KUNSTY, a new and ambitious performance series, is set to take place at London’s Southbank Centre from 5 to 8 November, offering a distinctive platform for visionary British artists working at the cutting edge of dance, live art, and cabaret. This innovative four-day programme presents a rare opportunity for audiences to immerse themselves in radical new works and boundary-pushing storytelling, all housed under one roof. Special late-night cabaret shows in the KUNSTY Cabaret Lounge, located in the Queen Elizabeth Hall Foyer, further extend the experience into the night.
The line-up features an exciting array of artists including Bullyache, Harry Clayton-Wright, Sung Im Her, and international guest Justin Talplacido Shoulder, whose UK premiere performance promises a potent blend of diasporic club culture, experimental music, puppetry, and dance-theatre rooted in queer Filipino folklore. The series also includes a significant collaboration with Metal & Water, a London-based creative team known for their multidisciplinary approach spanning choreography, fashion, film, live music, and visual arts, contributing a cohesive thread through three of the shows.
KUNSTY stands as a highlight of the Southbank Centre’s Autumn/Winter Performance and Dance programme, reinforcing the venue’s role as a creative engine nurturing artists at all stages of their careers.
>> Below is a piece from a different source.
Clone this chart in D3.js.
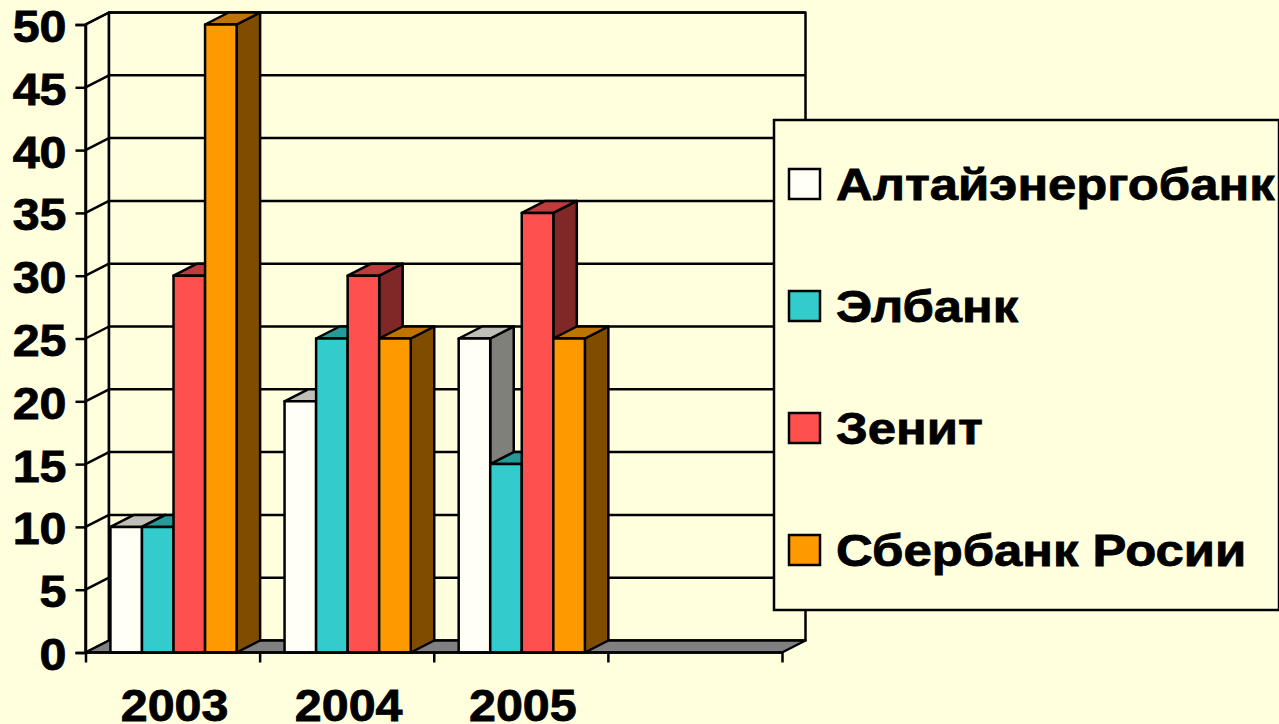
<!DOCTYPE html>
<html><head>
<meta charset="utf-8">
<title>Банки</title>
<script src="https://d3js.org/d3.v7.min.js"></script>
<style>
  html, body { margin: 0; padding: 0; background: #ffffdd; overflow: hidden; }
  svg { display: block; }
  text { font-family: "Liberation Sans", Arial, sans-serif; font-weight: 700; fill: #000; }
  .axis text { font-size: 44px; stroke: #000; stroke-width: 0.8px; }
  .axis line, .axis path { stroke: #000; stroke-width: 2.5px; }
  .legend text { font-size: 44px; stroke: #000; stroke-width: 0.8px; }
</style>
</head>
<body>
<svg id="graph" width="1279" height="724"></svg>
<script>
const categories = ["2003", "2004", "2005", ""];
const seriesNames = ["Алтайэнергобанк", "Элбанк", "Зенит", "Сбербанк Росии"];
const seriesValues = [
  [10, 20, 25, null],
  [10, 25, 15, null],
  [30, 30, 35, null],
  [50, 25, 25, null]
];
const seriesColors = ["#fffff5", "#33cccc", "#ff5050", "#ff9900"];
const yTicks = [0, 5, 10, 15, 20, 25, 30, 35, 40, 45, 50];

const svg = d3.select("#graph");
const bg = "#ffffdd";

// depth of the fake 3D box
const dx = 23.5, dy = -12;
const lineW = 2.5;

const x = d3.scaleBand().domain(categories).range([85.5, 782]);
const xInner = d3.scaleBand().domain(seriesNames).range([0, x.bandwidth()]).paddingInner(0).paddingOuter(0.76).align(0.52);
const y = d3.scaleLinear().domain([0, 50]).range([652.5, 24.5]);

const x0 = x.range()[0], x1 = x.range()[1];
const poly = pts => pts.map(p => p.join(",")).join(" ");

// Walls
const walls = svg.append("g").attr("stroke", "#000").attr("stroke-width", lineW).attr("stroke-linejoin", "round");
walls.append("polygon").attr("fill", bg)
  .attr("points", poly([[x0, y(0)], [x0 + dx, y(0) + dy], [x0 + dx, y(50) + dy], [x0, y(50)]]));
walls.append("polygon").attr("fill", bg)
  .attr("points", poly([[x0 + dx, y(0) + dy], [x1 + dx, y(0) + dy], [x1 + dx, y(50) + dy], [x0 + dx, y(50) + dy]]));

// Gridlines run along the left wall then the back wall
walls.selectAll("polyline.grid").data(yTicks.slice(1)).join("polyline")
  .attr("class", "grid").attr("fill", "none")
  .attr("points", d => poly([[x0, y(d)], [x0 + dx, y(d) + dy], [x1 + dx, y(d) + dy]]));

// Floor
walls.append("polygon").attr("fill", "#808080")
  .attr("points", poly([[x0, y(0)], [x0 + dx, y(0) + dy], [x1 + dx, y(0) + dy], [x1, y(0)]]));

// Bars, one category at a time, left to right so they overlap like the original
const bars = svg.append("g").attr("stroke", "#000").attr("stroke-width", lineW).attr("stroke-linejoin", "round");
categories.forEach((cat, c) => {
  seriesNames.forEach((name, s) => {
    const v = seriesValues[s][c];
    if (v === null) return;
    const color = d3.color(seriesColors[s]);
    const l = x(cat) + xInner(name), r = l + xInner.bandwidth();
    const top = y(v), base = y(0);
    const g = bars.append("g");
    g.append("polygon").attr("fill", shade(color, 0.5))
      .attr("points", poly([[r, base], [r + dx, base + dy], [r + dx, top + dy], [r, top]]));
    g.append("polygon").attr("fill", shade(color, 0.75))
      .attr("points", poly([[l, top], [l + dx, top + dy], [r + dx, top + dy], [r, top]]));
    g.append("rect").attr("fill", color.formatHex())
      .attr("x", l).attr("y", top).attr("width", r - l).attr("height", base - top);
  });
});

function shade(c, k) {
  return d3.rgb(c.r * k, c.g * k, c.b * k).formatHex();
}

// Y axis, labels are a bit wider than the font so they get stretched
const yAxis = d3.axisLeft(y).tickValues(yTicks).tickSize(10);
const yg = svg.append("g").attr("class", "axis").attr("transform", `translate(${x0},0)`).call(yAxis);
yg.selectAll("text").attr("x", 0).attr("transform", "translate(-19,3) scale(1.1,1)");

// X axis: ticks on the category edges, labels in the middle
const xAxis = d3.axisBottom(d3.scaleLinear().domain([0, categories.length]).range([x0, x1]))
  .ticks(categories.length).tickSize(10).tickFormat("");
const xg = svg.append("g").attr("class", "axis").attr("transform", `translate(0,${y(0)})`).call(xAxis);
xg.select(".domain").remove();
svg.append("line").attr("stroke", "#000").attr("stroke-width", lineW)
  .attr("x1", x0).attr("x2", x1).attr("y1", y(0)).attr("y2", y(0));
svg.append("g").attr("class", "axis").selectAll("text").data(categories).join("text")
  .attr("text-anchor", "middle")
  .attr("transform", d => `translate(${x(d) + x.bandwidth() / 2 + 2},721) scale(1.1,1)`)
  .text(d => d);

// Legend
const legend = svg.append("g").attr("class", "legend");
legend.append("rect").attr("x", 774).attr("y", 120).attr("width", 505).attr("height", 490)
  .attr("fill", bg).attr("stroke", "#000").attr("stroke-width", lineW);
const legendY = d3.scalePoint().domain(seriesNames).range([184, 550]);
const items = legend.selectAll("g").data(seriesNames).join("g")
  .attr("transform", d => `translate(0,${legendY(d)})`);
items.append("rect").attr("x", 789).attr("y", -15).attr("width", 31).attr("height", 30)
  .attr("fill", (d, i) => seriesColors[i]).attr("stroke", "#000").attr("stroke-width", lineW);
items.append("text").attr("transform", "translate(836,16) scale(1.155,1)").text(d => d);
</script>
</body></html>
Mark Ball, the Artistic Director of the Southbank Centre, describes the initiative as a space where turbulent, multisensory performances that meld dance, music, and live art can flourish, reflecting the future evolution of performance.
The programme features a range of provocative and socially engaged works. Bullyache’s WHO HURT YOU? depicts a dystopian reality outside the home of a fading drag star, blending autobiographical material with theatrical confrontations of trauma, memory, and survival through performance. Meanwhile, Tink and Abra Flaherty explore the complex intergenerational dynamics of family, identity, and transformation in ‘Gen X Gen Z’, a show that delves into the fluidity of parental roles and evolving societal perceptions of gender.
Musical immersion and queer healing take centre stage in Jenny Moore’s Wild Mix, an evocative world premiere that uses communal singing, drumming, and an innovative water-filled boxing bag as a sonic instrument to explore what healing feels like within a close-knit queer ensemble. Patricia Langa’s Flamenco-inspired queer cabaret Cabrolé! provides a vibrant celebration of queer identity, historical migration, and cultural fusion, encapsulating joy, rebellion, and communal spirit with compelling dance and music.
Other standout performances include Courtney May Robertson’s HUNTER, a chilling marriage of horror, BDSM, and melodrama that interrogates societal purity and self-destruction with a haunting industrial soundscape, and Harry Clayton-Wright’s Mr Blackpool’s Seaside Spectacular [pictured], a technicolour revival of end-of-pier cabaret, drag, and dance set against a speculative future marked by climate collapse and socio-economic upheaval.
The series also features Sung Im Her’s 1 Degree Celsius, which engages with climate change through contemporary dance, and Wet Mess’s TESTO, a surreal exploration of queer desire and sexuality combining movement with pre-recorded interviews.
Aaron Wright, Head of Performance & Dance at the Southbank Centre, emphasises that KUNSTY is a commitment to platforming avant-garde British creativity, presenting work ‘at the edges’ of genres and fostering a space where radical and uncategorisable art can be discovered and celebrated.
Tickets to KUNSTY are priced from £20.